His sensitivity is not rewarded in this story. It gets him hurt—physically and emotionally. That final assault, where he breaks his arm protecting Scout, isn’t just climax—it’s metaphor. Jem's moral backbone literally snaps under the weight of the world he tried to carry. You want symbolic violence? That’s it. Jem isn’t allowed to stay soft. The world says no.
Which is weirdly the inverse of the “protective big brother” trope we’re used to seeing. Because instead of becoming a man, Jem kind of... unravels. Loses belief, loses certainty, loses the version of himself he thought he was becoming. It’s giving boy failure arc, but elevated to literary tragedy.
Why Jem Still Matters (and Why He Haunts You)
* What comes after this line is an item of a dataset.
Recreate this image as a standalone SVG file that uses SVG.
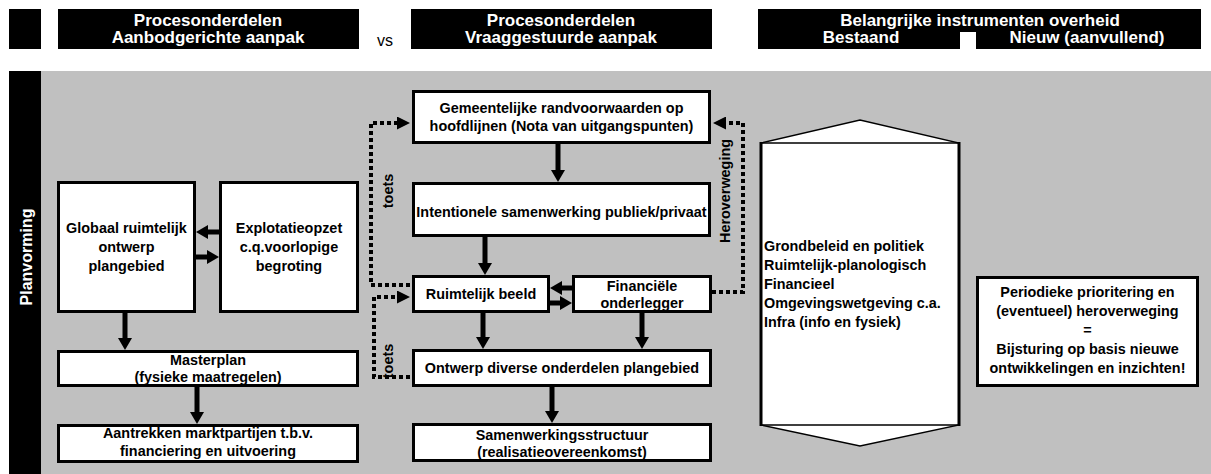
<svg xmlns="http://www.w3.org/2000/svg" width="1211" height="474" viewBox="0 0 1211 474">
<style>
.hdr{font-family:"Liberation Sans",Arial,sans-serif;font-weight:bold;font-size:17px;fill:#fff;text-anchor:middle}
.bx{fill:#fff;stroke:#000;stroke-width:3}
.t{font-family:"Liberation Sans",Arial,sans-serif;font-weight:bold;font-size:14.4px;fill:#000;text-anchor:middle}
.tl{font-family:"Liberation Sans",Arial,sans-serif;font-weight:bold;font-size:14.4px;fill:#000}
.ar{stroke:#000;stroke-width:5;fill:none;marker-end:url(#ah)}
.dt{stroke:#000;stroke-width:4;stroke-dasharray:4 3;fill:none;marker-end:url(#dh)}
</style>
<defs>
<marker id="ah" markerUnits="userSpaceOnUse" markerWidth="12" markerHeight="14" viewBox="0 0 12 14" refX="5" refY="7" orient="auto"><path d="M0,0 L12,7 L0,14 z" fill="#000"/></marker>
<marker id="dh" markerUnits="userSpaceOnUse" markerWidth="13" markerHeight="13" viewBox="0 0 13 13" refX="0" refY="6.5" orient="auto"><path d="M0,0 L13,6.5 L0,13 z" fill="#000"/></marker>
</defs>
<rect width="1211" height="474" fill="#fff"/>
<g id="headers">
<rect x="9" y="9" width="32" height="40" fill="#000"/>
<rect x="58" y="9" width="301" height="40" fill="#000"/>
<text class="hdr" x="208" y="26">Procesonderdelen</text>
<text class="hdr" x="208" y="43">Aanbodgerichte aanpak</text>
<text x="385" y="46" font-family="Liberation Sans, Arial, sans-serif" font-size="16" text-anchor="middle">vs</text>
<rect x="411" y="9" width="301" height="40" fill="#000"/>
<text class="hdr" x="561" y="26">Procesonderdelen</text>
<text class="hdr" x="561" y="43">Vraaggestuurde aanpak</text>
<rect x="758" y="9" width="443" height="40" fill="#000"/>
<rect x="960" y="32" width="16" height="17" fill="#fff"/>
<text class="hdr" x="980" y="26">Belangrijke instrumenten overheid</text>
<text class="hdr" x="861" y="43">Bestaand</text>
<text class="hdr" x="1087" y="43">Nieuw (aanvullend)</text>
</g>
<g id="background">
<rect x="41" y="71" width="1170" height="403" fill="#c0c0c0"/>
<rect x="9" y="71" width="32" height="403" fill="#000"/>
<text transform="translate(31.5,257) rotate(-90)" class="hdr" style="font-size:16px">Planvorming</text>
</g>
<g id="globaal"><rect class="bx" x="58.5" y="182.5" width="136" height="129"/>
<text class="t" x="126.5" y="233">Globaal ruimtelijk</text><text class="t" x="126.5" y="252">ontwerp</text><text class="t" x="126.5" y="271">plangebied</text></g>
<g id="explotatie"><rect class="bx" x="220.5" y="182.5" width="137" height="129"/>
<text class="t" x="289" y="233">Explotatieopzet</text><text class="t" x="289" y="252">c.q.voorlopige</text><text class="t" x="289" y="271">begroting</text></g>
<g id="masterplan"><rect class="bx" x="58.5" y="351.5" width="299" height="34"/>
<text class="t" x="208" y="365">Masterplan</text><text class="t" x="208" y="382">(fysieke maatregelen)</text></g>
<g id="aantrekken"><rect class="bx" x="58.5" y="425.5" width="299" height="36"/>
<text class="t" x="208" y="438">Aantrekken marktpartijen t.b.v.</text><text class="t" x="208" y="456">financiering en uitvoering</text></g>
<g id="gemeentelijke"><rect class="bx" x="413.5" y="91.5" width="296" height="51"/>
<text class="t" x="561.5" y="113">Gemeentelijke randvoorwaarden op</text><text class="t" x="561.5" y="131">hoofdlijnen (Nota van uitgangspunten)</text></g>
<g id="intentionele"><rect class="bx" x="413.5" y="183.5" width="296" height="52"/>
<text class="t" x="561.5" y="217">Intentionele samenwerking publiek/privaat</text></g>
<g id="ruimtelijk"><rect class="bx" x="413.5" y="276.5" width="135" height="35"/>
<text class="t" x="481" y="299">Ruimtelijk beeld</text></g>
<g id="financiele"><rect class="bx" x="573.5" y="276.5" width="137" height="35"/>
<text class="t" x="642" y="291">Financiële</text><text class="t" x="642" y="308">onderlegger</text></g>
<g id="ontwerp"><rect class="bx" x="413.5" y="350.5" width="297" height="35"/>
<text class="t" x="562" y="373">Ontwerp diverse onderdelen plangebied</text></g>
<g id="samenwerking"><rect class="bx" x="413.5" y="424.5" width="297" height="36"/>
<text class="t" x="562" y="440">Samenwerkingsstructuur</text><text class="t" x="562" y="457">(realisatieovereenkomst)</text></g>
<g id="instrumenten">
<path d="M761,143 L860,120 L959,143 L959,425 L860,446 L761,425 Z" fill="#fff" stroke="#000" stroke-width="1.3"/>
<path d="M761,143 H959 M761,425 H959" stroke="#000" stroke-width="1.5"/>
<path d="M761,142 V426 M959,142 V426" stroke="#000" stroke-width="3"/>
<text class="tl" x="764" y="251">Grondbeleid en politiek</text>
<text class="tl" x="764" y="270">Ruimtelijk-planologisch</text>
<text class="tl" x="764" y="289">Financieel</text>
<text class="tl" x="764" y="308">Omgevingswetgeving c.a.</text>
<text class="tl" x="764" y="327">Infra (info en fysiek)</text>
</g>
<g id="periodiek"><rect class="bx" x="977.5" y="277.5" width="220" height="108"/>
<text class="t" x="1087.5" y="297">Periodieke prioritering en</text>
<text class="t" x="1087.5" y="316">(eventueel) heroverweging</text>
<text class="t" x="1087.5" y="335">=</text>
<text class="t" x="1087.5" y="354">Bijsturing op basis nieuwe</text>
<text class="t" x="1087.5" y="373">ontwikkelingen en inzichten!</text></g>
<g id="connectors">
<path class="ar" d="M219,232 H203"/>
<path class="ar" d="M196,257 H212"/>
<path class="ar" d="M125,313 V343"/>
<path class="ar" d="M197,387 V417"/>
<path class="ar" d="M558,144 V175"/>
<path class="ar" d="M485,237 V268"/>
<path class="ar" d="M572,288 H557"/>
<path class="ar" d="M550,303 H565"/>
<path class="ar" d="M483,313 V342"/>
<path class="ar" d="M642,313 V342"/>
<path class="ar" d="M552,387 V416"/>
<path class="dt" d="M410,285 H371 V123 H397"/>
<path class="dt" d="M410,377 H374 V297 H397"/>
<path class="dt" d="M712,292 H743 V123 H726"/>
<text class="tl" transform="translate(393,191) rotate(-90)" text-anchor="middle">toets</text>
<text class="tl" transform="translate(393,361) rotate(-90)" text-anchor="middle">toets</text>
<text class="tl" transform="translate(730,191) rotate(-90)" text-anchor="middle">Heroverweging</text>
</g>
</svg>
Let’s not romanticize him. Jem’s still a product of his time, and To Kill a Mockingbird still stumbles under the weight of its white saviorism and limited perspective. But Jem? Jem is where the novel actually admits it’s not okay. He’s the emotional site of collapse. The body that absorbs the systemic violence others intellectualize.
Which means Jem Finch is more than a sidekick. More than a narrative device to prop up Scout’s sass or Atticus’s dignity. He’s the emotional thesis of the book. And the thesis is this: belief breaks. Good boys become guarded boys. Justice doesn’t always win.
Sound familiar?
You’re not imagining it. Jem Finch is the prototype for the 21st-century disillusioned young man—compassionate, confused, soft-hearted in a sharp-edged world. The boy who still holds the door open, even as it slams on his hand.
I don’t know if Jem would’ve made it past 20. I imagine him in some dusty college library, staring at a book on American government and shaking his head. Or maybe he becomes a teacher. Quiet, intense, too empathetic. The kind who gives you an A- with a note that says, “You clearly care. Let it show more.”
Or maybe he doesn’t do anything grand. Maybe he just keeps walking Scout home, keeps showing up, even when it hurts. That kind of decency—the aching, confused kind—is rare.
And honestly? It feels like the only thing left worth protecting.